The success of the individual investment accounts hinges on whether Americans and their employers—who can contribute up to $2,500 per year without counting it as taxable income—will be able to consistently and meaningfully invest money in the accounts until their children turn 18, considering that about a quarter of US households are living paycheck to paycheck, according to a recent poll.
"Do you know many families in 2025 that would describe themselves as having a spare $5,000 per year to immediately start investing in a government-backed investment account, even if that might be relatively sound financial strategy? Or are the families in your orbit already scraping to get by, without being able to commit much attention to investing in the future?" asked Vorel, adding that the artificial intelligence "bubble" is widely expected to soon burst and drag the stock market in which Trump is urging families to invest "into a deep pit of despair."
"As is so often the case, the families most benefited by the concept of Trump Accounts will be those ones who are already on the best financial footing, aka the wealthiest Americans," he wrote.
Jonathan Cohn of Progressive Mass was among those who said the Dells' investment only served to demonstrate how "they should pay more in taxes" to ensure all US children can benefit from public, not private, investment in education, healthcare, and other social supports.

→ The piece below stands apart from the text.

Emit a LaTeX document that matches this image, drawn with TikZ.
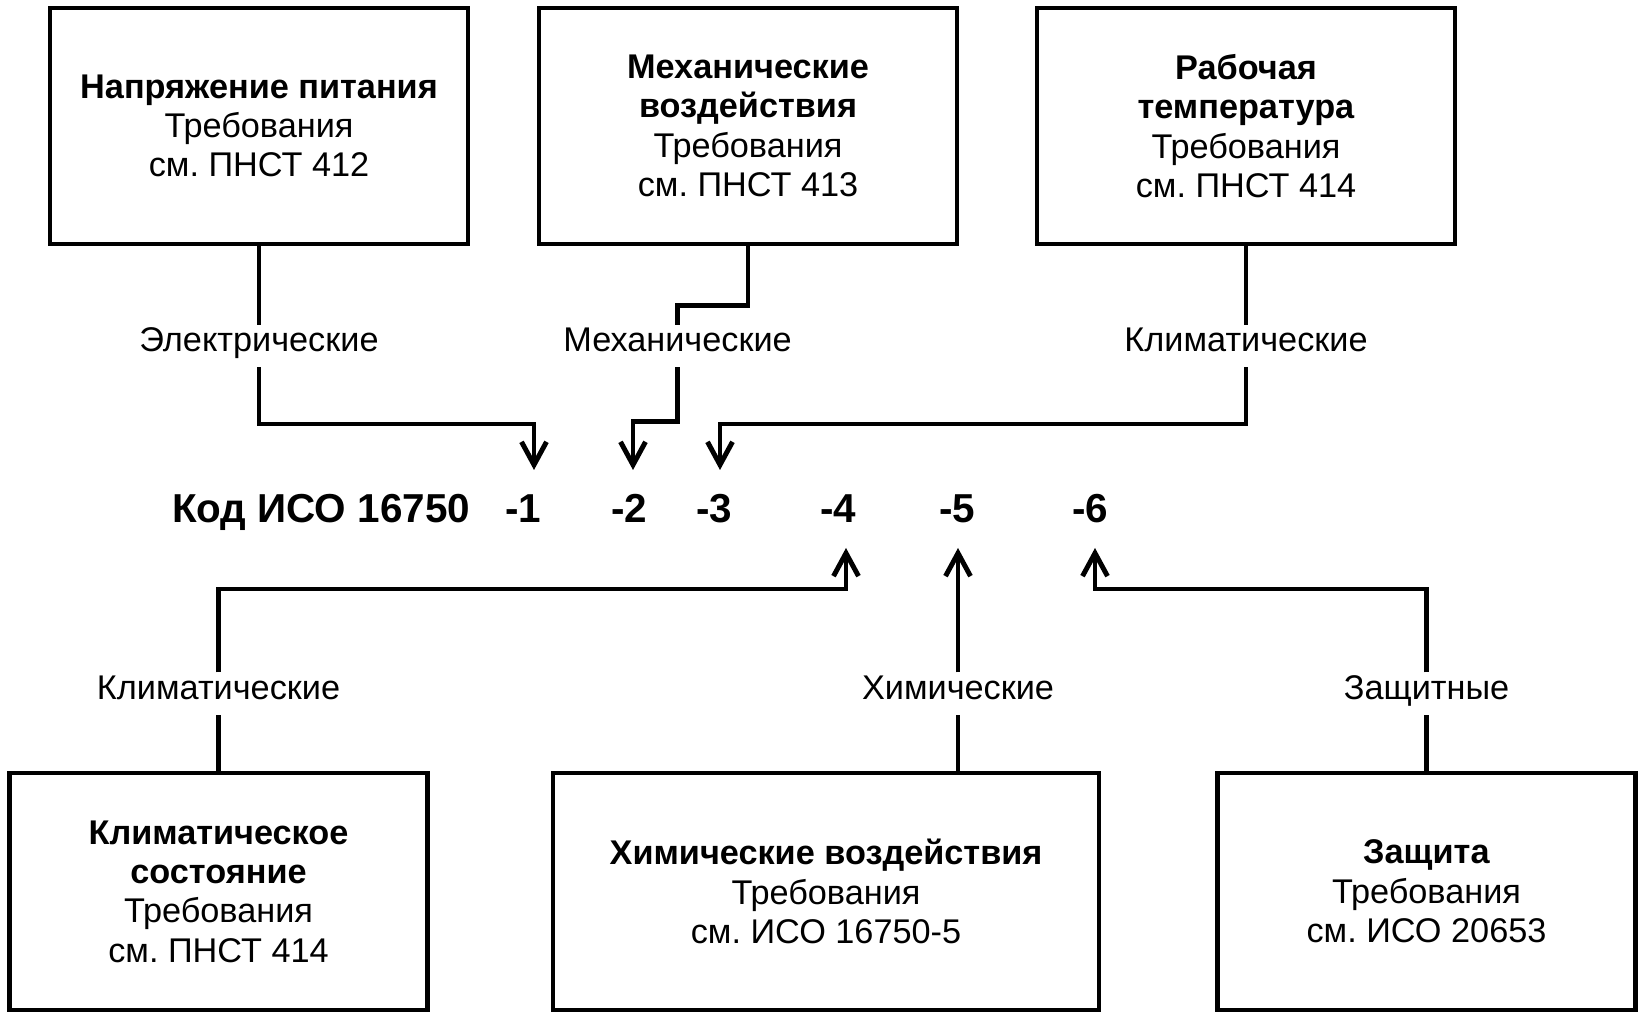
\documentclass[tikz,border=0pt]{standalone}
\usepackage{fontspec}
\setmainfont{Liberation Sans}
\usetikzlibrary{arrows.meta, positioning}

\begin{document}
\begin{tikzpicture}[
    block/.style={
        draw,
        line width=2.8pt,
        minimum width=8.36cm,
        minimum height=4.72cm,
        align=center,
        font=\fontsize{19.5}{22.4}\selectfont,
    },
    link/.style={
        line width=2.8pt,
    },
    arrow/.style={
        line width=2.8pt,
        -{Straight Barb[length=4.6mm,width=5mm]},
    },
    tag/.style={
        font=\fontsize{19.5}{22.4}\selectfont,
        text height=1.5ex,
        text depth=.3ex,
        inner sep=2.5mm,
    },
    code/.style={
        font=\fontsize{23}{26}\selectfont\bfseries,
        anchor=base,
        inner sep=0pt,
    }
]
    \useasboundingbox (0,0) rectangle (32.94,20.38);

    % Upper blocks
    \node[block] (power) at (5.18,17.86) {\textbf{Напряжение питания}\\Требования\\см.\ ПНСТ 412};
    \node[block] (mech) at (14.96,17.86) {\textbf{Механические}\\\textbf{воздействия}\\Требования\\см.\ ПНСТ 413};
    \node[block] (temp) at (24.92,17.86) {\textbf{Рабочая}\\\textbf{температура}\\Требования\\см.\ ПНСТ 414};

    % Lower blocks
    \node[block, minimum height=4.74cm] (clim) at (4.37,2.55) {\textbf{Климатическое}\\\textbf{состояние}\\Требования\\см.\ ПНСТ 414};
    \node[block, minimum height=4.74cm, minimum width=10.92cm] (chem) at (16.52,2.55) {\textbf{Химические воздействия}\\Требования\\см.\ ИСО 16750-5};
    \node[block, minimum height=4.74cm] (prot) at (28.53,2.55) {\textbf{Защита}\\Требования\\см.\ ИСО 20653};

    % Code line
    \node[code] (iso) at (6.42,9.92) {Код ИСО 16750};
    \node[code] (p1) at (10.46,9.92) {-1};
    \node[code] (p2) at (12.58,9.92) {-2};
    \node[code] (p3) at (14.28,9.92) {-3};
    \node[code] (p4) at (16.76,9.92) {-4};
    \node[code] (p5) at (19.14,9.92) {-5};
    \node[code] (p6) at (21.80,9.92) {-6};

    % Arrow tips
    \coordinate (t1) at (10.68,10.98);
    \coordinate (t2) at (12.66,10.98);
    \coordinate (t3) at (14.40,10.98);
    \coordinate (t4) at (16.92,9.42);
    \coordinate (t5) at (19.16,9.42);
    \coordinate (t6) at (21.90,9.42);

    % Labels
    \node[tag] (lelec) at (5.18,13.46) {Электрические};
    \node[tag] (lmech) at (13.55,13.46) {Механические};
    \node[tag] (ltemp) at (24.92,13.46) {Климатические};
    \node[tag] (lclim) at (4.37,6.51) {Климатические};
    \node[tag] (lchem) at (19.16,6.51) {Химические};
    \node[tag] (lprot) at (28.53,6.51) {Защитные};

    % Upper connectors
    \draw[link] (power) -- (lelec);
    \draw[arrow] (lelec) |- ([yshift=9.2mm]t1) -- (t1);
    \draw[link] (mech.south) -- ++(0,-1.18) -| (lmech);
    \draw[arrow] (lmech) |- ([yshift=9.7mm]t2) -- (t2);
    \draw[link] (temp) -- (ltemp);
    \draw[arrow] (ltemp) |- ([yshift=9.2mm]t3) -- (t3);

    % Lower connectors
    \draw[link] (clim) -- (lclim);
    \draw[arrow] (lclim) |- ([yshift=-8.2mm]t4) -- (t4);
    \draw[link] (chem.north -| lchem) -- (lchem);
    \draw[arrow] (lchem) -- (t5);
    \draw[link] (prot) -- (lprot);
    \draw[arrow] (lprot) |- ([yshift=-8.2mm]t6) -- (t6);
\end{tikzpicture}
\end{document}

"The government should not be funding only what can secure the sympathies of erratic rich people," said Cohn.
The NWLC argued the Trump Accounts are an example of the White House's embrace of "pronatalism"—the belief that the government should incentivize Americans to have more children—but fall short of being a policy that would actually make a measurable positive impact on families.
“In the end, this policy mirrors the rest of the law: another giveaway to the richest Americans that leaves everyone else further behind," said Matsui. "If the White House were serious about supporting families struggling with the costs of living, it would be advocating for investments in childcare, an expanded Child Tax Credit, and undoing the historic cuts to SNAP and Medicaid.”